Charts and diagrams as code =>
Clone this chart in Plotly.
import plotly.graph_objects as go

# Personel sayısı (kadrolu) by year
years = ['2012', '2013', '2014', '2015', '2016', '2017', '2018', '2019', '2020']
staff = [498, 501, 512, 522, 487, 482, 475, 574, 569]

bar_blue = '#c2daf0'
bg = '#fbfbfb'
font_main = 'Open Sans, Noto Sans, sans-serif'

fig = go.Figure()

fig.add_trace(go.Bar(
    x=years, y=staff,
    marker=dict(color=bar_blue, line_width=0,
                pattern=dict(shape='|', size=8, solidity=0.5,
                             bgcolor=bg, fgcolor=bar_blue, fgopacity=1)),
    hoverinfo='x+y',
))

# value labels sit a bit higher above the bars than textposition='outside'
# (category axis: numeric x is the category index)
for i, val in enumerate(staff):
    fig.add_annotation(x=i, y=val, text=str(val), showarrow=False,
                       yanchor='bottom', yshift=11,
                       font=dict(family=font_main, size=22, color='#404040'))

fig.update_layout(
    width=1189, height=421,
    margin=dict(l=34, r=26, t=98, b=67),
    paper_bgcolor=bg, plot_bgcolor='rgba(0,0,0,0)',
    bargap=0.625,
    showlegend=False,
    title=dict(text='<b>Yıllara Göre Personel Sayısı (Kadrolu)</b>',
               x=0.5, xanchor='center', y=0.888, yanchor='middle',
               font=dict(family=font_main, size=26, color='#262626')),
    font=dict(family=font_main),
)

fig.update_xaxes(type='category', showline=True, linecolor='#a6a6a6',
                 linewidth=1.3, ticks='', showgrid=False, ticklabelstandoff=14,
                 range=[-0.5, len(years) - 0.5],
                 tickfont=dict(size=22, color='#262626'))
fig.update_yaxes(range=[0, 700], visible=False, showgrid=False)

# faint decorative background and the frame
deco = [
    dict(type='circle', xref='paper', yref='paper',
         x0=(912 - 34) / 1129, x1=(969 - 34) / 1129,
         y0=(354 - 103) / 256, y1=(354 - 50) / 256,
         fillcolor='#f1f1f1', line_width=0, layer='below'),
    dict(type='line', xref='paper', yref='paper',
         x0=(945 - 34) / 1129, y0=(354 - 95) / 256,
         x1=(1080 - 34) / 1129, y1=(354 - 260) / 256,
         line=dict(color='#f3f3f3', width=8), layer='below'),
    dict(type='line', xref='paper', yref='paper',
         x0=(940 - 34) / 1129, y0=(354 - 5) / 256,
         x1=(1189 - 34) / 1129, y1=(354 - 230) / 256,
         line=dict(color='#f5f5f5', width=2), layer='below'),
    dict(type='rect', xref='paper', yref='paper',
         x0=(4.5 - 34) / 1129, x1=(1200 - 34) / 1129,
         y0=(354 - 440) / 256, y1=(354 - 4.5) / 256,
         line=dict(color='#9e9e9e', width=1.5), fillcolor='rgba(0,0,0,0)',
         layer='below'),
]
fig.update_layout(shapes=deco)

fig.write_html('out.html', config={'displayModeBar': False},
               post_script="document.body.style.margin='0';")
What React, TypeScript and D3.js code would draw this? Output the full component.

INSTRUCTIONS FOR THE TASK =>
Take the entries above and transcribe them in full.

EXERCISE RESPONSE =>
Clone this chart in Plotly.
import plotly.graph_objects as go

# Personel sayısı (kadrolu) by year
years = ['2012', '2013', '2014', '2015', '2016', '2017', '2018', '2019', '2020']
staff = [498, 501, 512, 522, 487, 482, 475, 574, 569]

bar_blue = '#c2daf0'
bg = '#fbfbfb'
font_main = 'Open Sans, Noto Sans, sans-serif'

fig = go.Figure()

fig.add_trace(go.Bar(
    x=years, y=staff,
    marker=dict(color=bar_blue, line_width=0,
                pattern=dict(shape='|', size=8, solidity=0.5,
                             bgcolor=bg, fgcolor=bar_blue, fgopacity=1)),
    hoverinfo='x+y',
))

# value labels sit a bit higher above the bars than textposition='outside'
# (category axis: numeric x is the category index)
for i, val in enumerate(staff):
    fig.add_annotation(x=i, y=val, text=str(val), showarrow=False,
                       yanchor='bottom', yshift=11,
                       font=dict(family=font_main, size=22, color='#404040'))

fig.update_layout(
    width=1189, height=421,
    margin=dict(l=34, r=26, t=98, b=67),
    paper_bgcolor=bg, plot_bgcolor='rgba(0,0,0,0)',
    bargap=0.625,
    showlegend=False,
    title=dict(text='<b>Yıllara Göre Personel Sayısı (Kadrolu)</b>',
               x=0.5, xanchor='center', y=0.888, yanchor='middle',
               font=dict(family=font_main, size=26, color='#262626')),
    font=dict(family=font_main),
)

fig.update_xaxes(type='category', showline=True, linecolor='#a6a6a6',
                 linewidth=1.3, ticks='', showgrid=False, ticklabelstandoff=14,
                 range=[-0.5, len(years) - 0.5],
                 tickfont=dict(size=22, color='#262626'))
fig.update_yaxes(range=[0, 700], visible=False, showgrid=False)

# faint decorative background and the frame
deco = [
    dict(type='circle', xref='paper', yref='paper',
         x0=(912 - 34) / 1129, x1=(969 - 34) / 1129,
         y0=(354 - 103) / 256, y1=(354 - 50) / 256,
         fillcolor='#f1f1f1', line_width=0, layer='below'),
    dict(type='line', xref='paper', yref='paper',
         x0=(945 - 34) / 1129, y0=(354 - 95) / 256,
         x1=(1080 - 34) / 1129, y1=(354 - 260) / 256,
         line=dict(color='#f3f3f3', width=8), layer='below'),
    dict(type='line', xref='paper', yref='paper',
         x0=(940 - 34) / 1129, y0=(354 - 5) / 256,
         x1=(1189 - 34) / 1129, y1=(354 - 230) / 256,
         line=dict(color='#f5f5f5', width=2), layer='below'),
    dict(type='rect', xref='paper', yref='paper',
         x0=(4.5 - 34) / 1129, x1=(1200 - 34) / 1129,
         y0=(354 - 440) / 256, y1=(354 - 4.5) / 256,
         line=dict(color='#9e9e9e', width=1.5), fillcolor='rgba(0,0,0,0)',
         layer='below'),
]
fig.update_layout(shapes=deco)

fig.write_html('out.html', config={'displayModeBar': False},
               post_script="document.body.style.margin='0';")
What React, TypeScript and D3.js code would draw this? Output the full component.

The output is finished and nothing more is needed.